At around noon on 14 December, a middle-aged man was painting on a wall of Jamia Millia Islamia’s Chemistry Department that faces the varsity’s Central Canteen. That day, many students were painting colourful messages on every other wall in Jamia, expressing their opposition to the recently enacted Citizenship (Amendment) Act, 2019.
But the man’s brush strokes were an attempt to efface an Islamic proclamation of faith written in Arabic on the wall: “La ilaha illallah”—There is no god but Allah. A group of about fifteen students and security guards were standing next to him. The group started cheering on the guards for paying heed to their complaint against the “communal slogan,” and asking someone to repaint it. At that moment, another group of about ten–fifteen students walked into scene, visibly upset at the attempt of effacement. One of them said, “How dare you attempt to remove this? Isn’t this the whole reason why Citizenship Amendment Act and National Register of Citizens are being used to target us?”
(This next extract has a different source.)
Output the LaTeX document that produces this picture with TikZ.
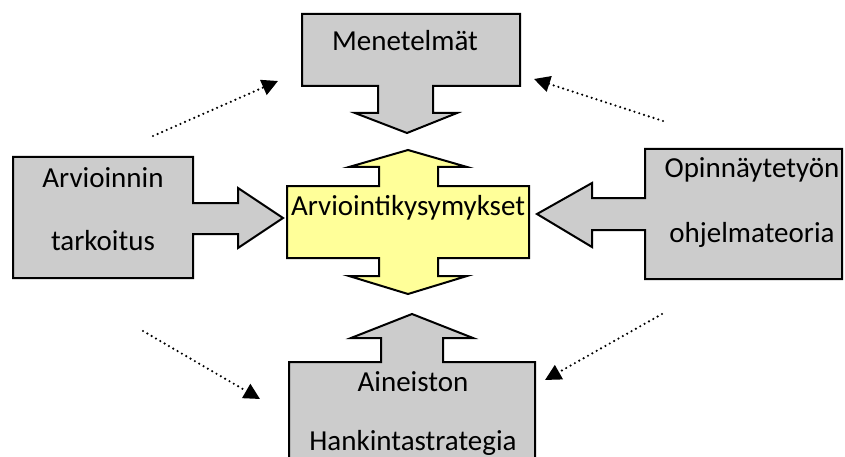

The man holding the brush sensed the tension and quickly walked away. One of the students from the second group rewrote the two words that had been painted over by then. Students from the second group began telling those gathered there that the CAA needed to be seen as an attack on Islam and Muslims, and that it must be an entry point for Muslim assertion. The first group retorted by calling the slogan “communal” in an otherwise secular movement—“Non-Muslims are also joining in, after all,” one of them said.